◆ **Work to do**: Keep to the lines from the line containing "Rebuild this chart" through the line containing "jfr_low_ss = 0.4290": copy them exactly and leave every picture out.

◆ **Data for this exercise**:
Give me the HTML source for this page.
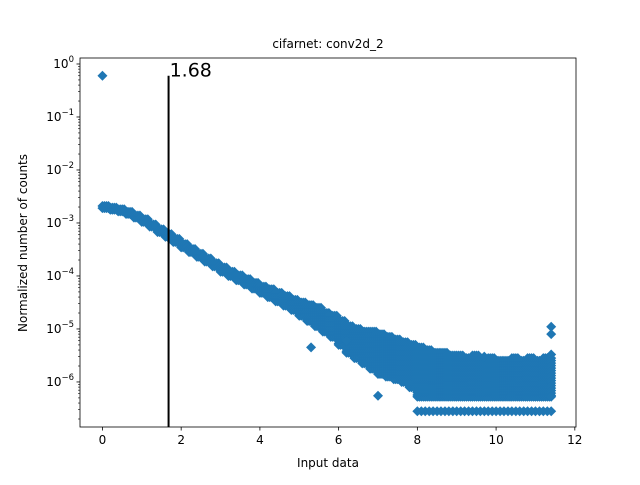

==

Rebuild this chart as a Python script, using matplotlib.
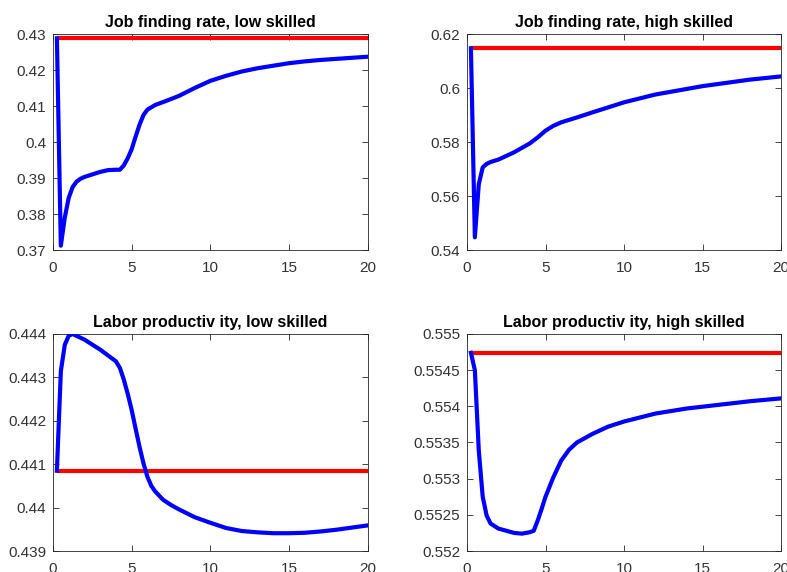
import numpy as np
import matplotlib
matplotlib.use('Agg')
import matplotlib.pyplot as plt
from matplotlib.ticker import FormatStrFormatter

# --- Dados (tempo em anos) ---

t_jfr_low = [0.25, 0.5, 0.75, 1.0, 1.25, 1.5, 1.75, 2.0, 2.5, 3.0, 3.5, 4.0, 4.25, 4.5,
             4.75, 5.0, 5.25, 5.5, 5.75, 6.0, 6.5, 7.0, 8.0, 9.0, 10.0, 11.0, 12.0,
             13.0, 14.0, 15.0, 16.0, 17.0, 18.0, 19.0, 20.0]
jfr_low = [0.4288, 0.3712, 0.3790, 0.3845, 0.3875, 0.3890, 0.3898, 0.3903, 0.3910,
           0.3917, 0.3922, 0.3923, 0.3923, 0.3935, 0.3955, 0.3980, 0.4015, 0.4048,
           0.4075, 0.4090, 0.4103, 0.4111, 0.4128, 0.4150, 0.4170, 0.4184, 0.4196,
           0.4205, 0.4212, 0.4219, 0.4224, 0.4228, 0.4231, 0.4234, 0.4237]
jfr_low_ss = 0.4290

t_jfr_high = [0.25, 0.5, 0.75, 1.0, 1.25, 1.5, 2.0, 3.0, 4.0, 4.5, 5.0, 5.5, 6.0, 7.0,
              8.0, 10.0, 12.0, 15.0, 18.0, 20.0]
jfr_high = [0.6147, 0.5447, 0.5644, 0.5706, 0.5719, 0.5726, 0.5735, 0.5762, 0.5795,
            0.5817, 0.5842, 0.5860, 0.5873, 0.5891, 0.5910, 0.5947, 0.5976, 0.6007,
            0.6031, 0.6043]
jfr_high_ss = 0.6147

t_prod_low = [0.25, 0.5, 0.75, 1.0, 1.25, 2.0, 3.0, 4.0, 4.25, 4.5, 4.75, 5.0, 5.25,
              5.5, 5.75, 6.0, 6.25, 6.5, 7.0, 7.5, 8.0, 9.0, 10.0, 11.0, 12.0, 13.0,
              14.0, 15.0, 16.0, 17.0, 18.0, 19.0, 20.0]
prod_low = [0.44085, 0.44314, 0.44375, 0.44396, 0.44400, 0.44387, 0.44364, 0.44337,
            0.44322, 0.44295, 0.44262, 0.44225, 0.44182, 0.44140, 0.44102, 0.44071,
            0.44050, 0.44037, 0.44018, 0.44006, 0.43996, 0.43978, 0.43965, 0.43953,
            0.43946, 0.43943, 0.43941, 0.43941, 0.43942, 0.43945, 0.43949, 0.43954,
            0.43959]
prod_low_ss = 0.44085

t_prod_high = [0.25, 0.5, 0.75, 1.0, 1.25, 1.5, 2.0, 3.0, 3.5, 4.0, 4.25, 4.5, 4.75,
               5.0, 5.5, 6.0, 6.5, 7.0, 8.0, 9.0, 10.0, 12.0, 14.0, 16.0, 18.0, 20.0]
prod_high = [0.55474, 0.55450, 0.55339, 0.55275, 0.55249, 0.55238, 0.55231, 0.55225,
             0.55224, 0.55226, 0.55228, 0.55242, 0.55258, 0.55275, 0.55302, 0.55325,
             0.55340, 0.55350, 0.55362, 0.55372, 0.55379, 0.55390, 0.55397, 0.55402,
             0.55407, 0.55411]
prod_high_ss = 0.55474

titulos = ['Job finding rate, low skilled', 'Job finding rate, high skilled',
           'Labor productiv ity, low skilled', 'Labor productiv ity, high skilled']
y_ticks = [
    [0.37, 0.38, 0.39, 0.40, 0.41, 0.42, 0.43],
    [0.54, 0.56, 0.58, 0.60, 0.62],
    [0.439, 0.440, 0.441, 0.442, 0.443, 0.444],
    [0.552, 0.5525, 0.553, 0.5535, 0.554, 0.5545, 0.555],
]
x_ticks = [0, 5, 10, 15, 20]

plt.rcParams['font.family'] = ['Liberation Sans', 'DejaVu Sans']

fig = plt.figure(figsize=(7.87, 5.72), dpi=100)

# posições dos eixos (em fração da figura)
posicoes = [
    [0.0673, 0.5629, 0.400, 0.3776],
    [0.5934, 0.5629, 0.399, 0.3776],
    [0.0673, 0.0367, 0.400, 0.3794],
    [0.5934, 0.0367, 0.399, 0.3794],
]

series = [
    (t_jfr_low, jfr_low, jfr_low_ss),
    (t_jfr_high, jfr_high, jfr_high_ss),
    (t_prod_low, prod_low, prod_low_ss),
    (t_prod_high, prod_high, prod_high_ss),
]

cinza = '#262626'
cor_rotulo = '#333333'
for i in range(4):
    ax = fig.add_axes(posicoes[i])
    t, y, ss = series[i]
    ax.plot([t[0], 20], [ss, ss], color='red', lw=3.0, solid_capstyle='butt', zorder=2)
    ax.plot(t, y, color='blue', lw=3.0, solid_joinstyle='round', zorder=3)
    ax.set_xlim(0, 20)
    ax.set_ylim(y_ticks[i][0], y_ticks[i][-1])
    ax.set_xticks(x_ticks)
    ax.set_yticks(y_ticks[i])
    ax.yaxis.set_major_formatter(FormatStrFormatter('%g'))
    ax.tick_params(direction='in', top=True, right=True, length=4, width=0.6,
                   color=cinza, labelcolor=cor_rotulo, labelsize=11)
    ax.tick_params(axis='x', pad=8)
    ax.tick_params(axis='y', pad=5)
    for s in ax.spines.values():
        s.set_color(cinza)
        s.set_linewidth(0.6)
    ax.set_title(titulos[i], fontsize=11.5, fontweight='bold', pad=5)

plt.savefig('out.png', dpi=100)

◆ **Output below**:
Rebuild this chart as a Python script, using matplotlib.
import numpy as np
import matplotlib
matplotlib.use('Agg')
import matplotlib.pyplot as plt
from matplotlib.ticker import FormatStrFormatter

# --- Dados (tempo em anos) ---

t_jfr_low = [0.25, 0.5, 0.75, 1.0, 1.25, 1.5, 1.75, 2.0, 2.5, 3.0, 3.5, 4.0, 4.25, 4.5,
             4.75, 5.0, 5.25, 5.5, 5.75, 6.0, 6.5, 7.0, 8.0, 9.0, 10.0, 11.0, 12.0,
             13.0, 14.0, 15.0, 16.0, 17.0, 18.0, 19.0, 20.0]
jfr_low = [0.4288, 0.3712, 0.3790, 0.3845, 0.3875, 0.3890, 0.3898, 0.3903, 0.3910,
           0.3917, 0.3922, 0.3923, 0.3923, 0.3935, 0.3955, 0.3980, 0.4015, 0.4048,
           0.4075, 0.4090, 0.4103, 0.4111, 0.4128, 0.4150, 0.4170, 0.4184, 0.4196,
           0.4205, 0.4212, 0.4219, 0.4224, 0.4228, 0.4231, 0.4234, 0.4237]
jfr_low_ss = 0.4290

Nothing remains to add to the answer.